I don't see any real reason to swap current RocksDB store. In fact RocksDB one of the fastest k,v store: Percona benchmarks (based on RocksDB)

with in-memory ones - RocksDB already acts as in-memory with some LRU algorithms involved:

RocksDB architecture

The three basic constructs of RocksDB are memtable, sstfile and logfile. The memtable is an in-memory data structure - new writes are inserted into the memtable and are optionally written to the logfile.

But there is one more noticeable reason for choosing this implementation:

RocksDB source code

If you will look at source code ratio - there are a lot of Java api exposed from C++ code. So, it's much simpler to integrate this product in existing Java - based Kafka ecosystem with comprehensive control over store, using exposed api.


I've got a very limited understanding of the internals of Kafka Streams and the different use cases of state stores, esp. in-memory vs persistent, but what I managed to learn so far is that a persistent state store is one that is stored on disk (and hence the name persistent) for a StreamTask.
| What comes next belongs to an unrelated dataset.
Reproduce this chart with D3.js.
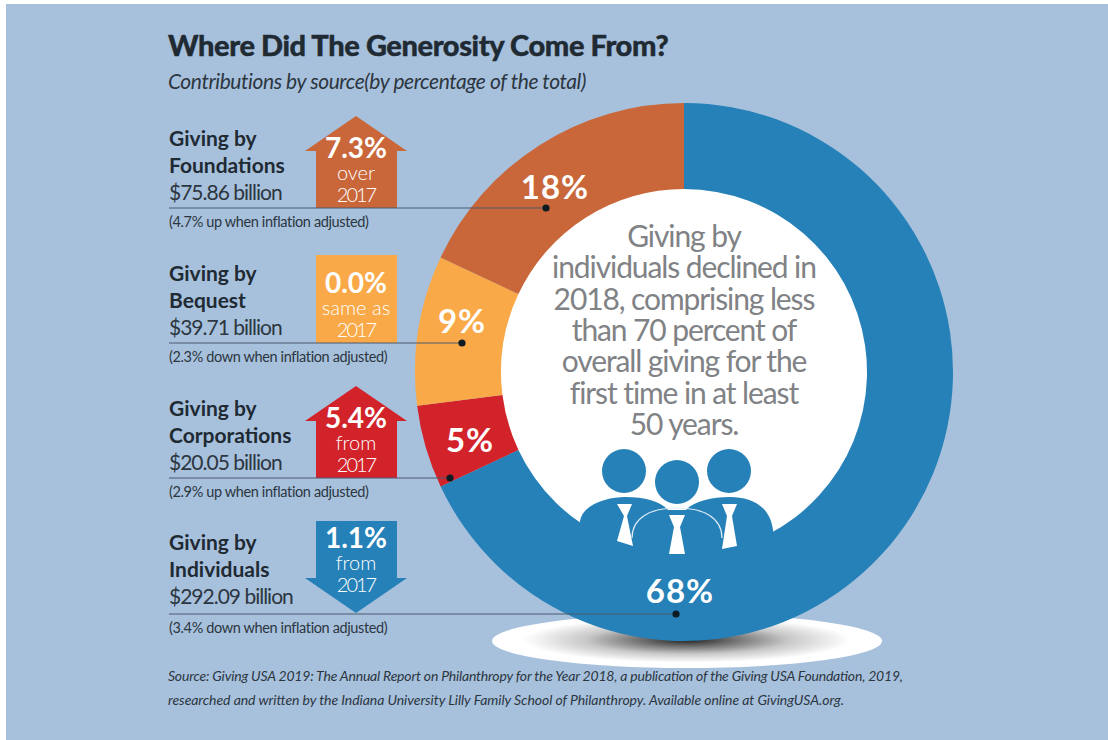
<!DOCTYPE html>
<html>
<head>
<meta charset="utf-8">
<script src="https://cdnjs.cloudflare.com/ajax/libs/d3/7.8.5/d3.min.js"></script>
<style>
html,body{margin:0;padding:0;background:#fff;}
svg{display:block;}
text{font-family:Lato,"Open Sans",sans-serif;}
</style>
</head>
<body>
<svg id="chart" width="1108" height="740"></svg>
<script>
// Contributions by source, percent of the 2018 total
const ringSources = ["Individuals", "Corporations", "Bequest", "Foundations"];
const ringShares = [68, 5, 9, 18];
const ringColors = ["#2581b8", "#d2232a", "#f9a947", "#c9673a"];

// Left-hand panel, listed top to bottom
const panelSources = ["Foundations", "Bequest", "Corporations", "Individuals"];
const panelAmounts = ["$75.86 billion", "$39.71 billion", "$20.05 billion", "$292.09 billion"];
const panelChanges = ["7.3%", "0.0%", "5.4%", "1.1%"];
const panelDirections = ["up", "flat", "up", "down"];
const panelNotes = [["over", "2017"], ["same as", "2017"], ["from", "2017"], ["from", "2017"]];
const panelInflation = [
  "(4.7% up when inflation adjusted)",
  "(2.3% down when inflation adjusted)",
  "(2.9% up when inflation adjusted)",
  "(3.4% down when inflation adjusted)"
];
const panelColors = ["#c9673a", "#f9a947", "#d2232a", "#2581b8"];
const panelRules = [208, 343, 478, 614];
const panelDots = [546, 462, 450, 676];

const centerLines = [
  "Giving by", "individuals declined in", "2018, comprising less",
  "than 70 percent of", "overall giving for the", "first time in at least", "50 years."
];
const sourceLines = [
  "Source: Giving USA 2019: The Annual Report on Philanthropy for the Year 2018, a publication of the Giving USA Foundation, 2019,",
  "researched and written by the Indiana University Lilly Family School of Philanthropy. Available online at GivingUSA.org."
];

const svg = d3.select("#chart");
const ink = "#1f2a33";
const cx = 684, cy = 372, outerR = 269, innerR = 183;

svg.append("rect").attr("x", 6).attr("y", 4).attr("width", 1102).attr("height", 736).attr("fill", "#a7c1dd");

// Soft ground shadow beneath the ring
const defs = svg.append("defs");
const shade = defs.append("radialGradient").attr("id", "groundShade").attr("cx", "50%").attr("cy", "48%").attr("r", "50%");
shade.append("stop").attr("offset", "0%").attr("stop-color", "#222");
shade.append("stop").attr("offset", "24%").attr("stop-color", "#707070");
shade.append("stop").attr("offset", "52%").attr("stop-color", "#c8c8c8");
shade.append("stop").attr("offset", "84%").attr("stop-color", "#ffffff");
svg.append("ellipse").attr("cx", 687).attr("cy", 641).attr("rx", 195).attr("ry", 27).attr("fill", "url(#groundShade)");

// White disc, then the ring
svg.append("circle").attr("cx", cx).attr("cy", cy).attr("r", innerR + 2).attr("fill", "#fff");

const pie = d3.pie().sort(null).value(d => d);
const arc = d3.arc().innerRadius(innerR).outerRadius(outerR);
const ring = svg.append("g").attr("transform", `translate(${cx},${cy})`);
ring.selectAll("path").data(pie(ringShares)).join("path")
  .attr("d", arc).attr("fill", (d, i) => ringColors[i]);

// Percent labels sit at hand-tuned spots inside each band
const ringLabelPos = [[680, 591], [470, 440], [462, 321], [555, 187]];
svg.selectAll("text.share").data(ringShares).join("text").attr("class", "share")
  .attr("x", (d, i) => ringLabelPos[i][0]).attr("y", (d, i) => ringLabelPos[i][1])
  .attr("dy", "0.36em").attr("text-anchor", "middle")
  .attr("font-size", 33).attr("font-weight", 700).attr("letter-spacing", 1).attr("fill", "#fff")
  .text(d => d + "%");

// Group-of-three icon, merging into the lower band
const icon = svg.append("g");
const blue = ringColors[0];
icon.append("path").attr("fill", blue)
  .attr("d", "M580,521 C583,503 610,497 625,497 C645,497 660,501 668,510 L686,510 C694,501 712,497 730,497 C750,497 770,505 773,530 L773,560 L580,560 Z");
icon.append("circle").attr("cx", 677).attr("cy", 482).attr("r", 24.5).attr("fill", "#fff");
[[624, 471], [729, 471], [677, 482]].forEach(([x, y]) =>
  icon.append("circle").attr("cx", x).attr("cy", y).attr("r", 22).attr("fill", blue));
icon.append("path").attr("fill", "none").attr("stroke", "#dcebf5").attr("stroke-width", 1.2)
  .attr("d", "M632,538 C632,518 650,508 677,508 C704,508 722,518 722,538");
icon.append("g").attr("fill", "#fff").selectAll("path")
  .data([
    "M617,504 L632,504 L627,516 L633,546 L617,541 L624,516 Z",
    "M669,515 L685,515 L680,527 L685,554 L669,554 L674,527 Z",
    "M722,504 L737,504 L732,516 L737,546 L722,549 L727,516 Z"
  ]).join("path").attr("d", d => d);

// Centre statement
svg.append("g").selectAll("text").data(centerLines).join("text")
  .attr("x", 684).attr("y", (d, i) => 247 + i * 31.3)
  .attr("text-anchor", "middle").attr("font-size", 30).attr("font-weight", 400)
  .attr("letter-spacing", -1.1).attr("fill", "#808285")
  .text(d => d);

// Title block
svg.append("text").attr("x", 168).attr("y", 56).attr("font-size", 29).attr("font-weight", 900)
  .attr("fill", ink).attr("stroke", ink).attr("stroke-width", 0.4).attr("letter-spacing", -0.4)
  .text("Where Did The Generosity Come From?");
svg.append("text").attr("x", 168).attr("y", 89).attr("font-size", 21).attr("font-style", "italic").attr("font-weight", 400)
  .attr("letter-spacing", -0.42).attr("fill", "#2c3640").text("Contributions by source(by percentage of the total)");

// One row per source: name, amount, badge, rule, footnote
const rows = svg.selectAll("g.row").data(panelSources).join("g").attr("class", "row");

function badgePath(dir, base) {
  const l = 316, r = 397, wl = 305, wr = 407, mid = 356;
  if (dir === "up") {
    return `M${mid},${base - 92} L${wr},${base - 57} L${r},${base - 57} L${r},${base} L${l},${base} L${l},${base - 57} L${wl},${base - 57} Z`;
  }
  if (dir === "down") {
    return `M${l},${base - 93} L${r},${base - 93} L${r},${base - 36} L${wr},${base - 36} L${mid},${base - 1} L${wl},${base - 36} L${l},${base - 36} Z`;
  }
  return `M${l},${base - 88} L${r},${base - 88} L${r},${base} L${l},${base} Z`;
}

rows.each(function (name, i) {
  const g = d3.select(this);
  const base = panelRules[i];
  const down = panelDirections[i] === "down";
  const lift = down ? 2 : 0;
  g.append("path").attr("d", badgePath(panelDirections[i], base)).attr("fill", panelColors[i]);
  g.append("line").attr("x1", 169).attr("x2", panelDots[i]).attr("y1", base).attr("y2", base)
    .attr("stroke", "#4b5a6e").attr("stroke-width", 1);
  g.append("circle").attr("cx", panelDots[i]).attr("cy", base).attr("r", 3.6).attr("fill", "#0e1a22");

  g.append("text").attr("x", 169).attr("y", base - 62 - lift).attr("font-size", 21).attr("font-weight", 700)
    .attr("fill", ink).text("Giving by");
  g.append("text").attr("x", 169).attr("y", base - 35 - lift).attr("font-size", 21).attr("font-weight", 700)
    .attr("fill", ink).text(name);
  g.append("text").attr("x", 169).attr("y", base - 8 - lift).attr("font-size", 21).attr("font-weight", 400)
    .attr("letter-spacing", -1).attr("fill", "#2c3640").text(panelAmounts[i]);
  g.append("text").attr("x", 169).attr("y", base + 19).attr("font-size", 14.5).attr("letter-spacing", -0.37)
    .attr("fill", "#2c3640").text(panelInflation[i]);

  const shift = down ? -16 : 0;
  g.append("text").attr("x", 356).attr("y", base - 50 + shift).attr("text-anchor", "middle")
    .attr("font-size", 28).attr("font-weight", 700).attr("fill", "#fff").text(panelChanges[i]);
  panelNotes[i].forEach((t, k) => {
    g.append("text").attr("x", 356).attr("y", base - 28 + k * 22 + shift).attr("text-anchor", "middle")
      .attr("font-size", 20).attr("font-weight", 300).attr("fill", "#fff")
      .attr("letter-spacing", /\d/.test(t) ? -2 : 0).text(t);
  });
});

// Source note, each line fitted to its own measure
const sourceWidths = [735, 676];
svg.append("g").selectAll("text").data(sourceLines).join("text")
  .attr("x", 168).attr("y", (d, i) => 681 + i * 24)
  .attr("font-size", 14).attr("font-style", "italic").attr("fill", "#2c3640")
  .attr("textLength", (d, i) => sourceWidths[i]).attr("lengthAdjust", "spacing")
  .text(d => d);
</script>
</body>
</html>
That does not give much as the names themselves in-memory vs persistent may have given the same understanding, but something that I found quite refreshing was when I learnt that Kafka Streams tries to assign partitions to the same Kafka Streams instances that had the partitions assigned before (a restart or a crash).

That said, an in-memory state store is simply recreated (replayed) every restart which takes time before a Kafka Streams application is up and running while a persistent state store is something already materialized on a disk and the only time the Kafka Streams instance has to do to re-create the state store is to load the files from disk (not from the changelog topic that takes longer).

I hope that helps and I'd be very glad to be corrected if I'm wrong (or partially correct).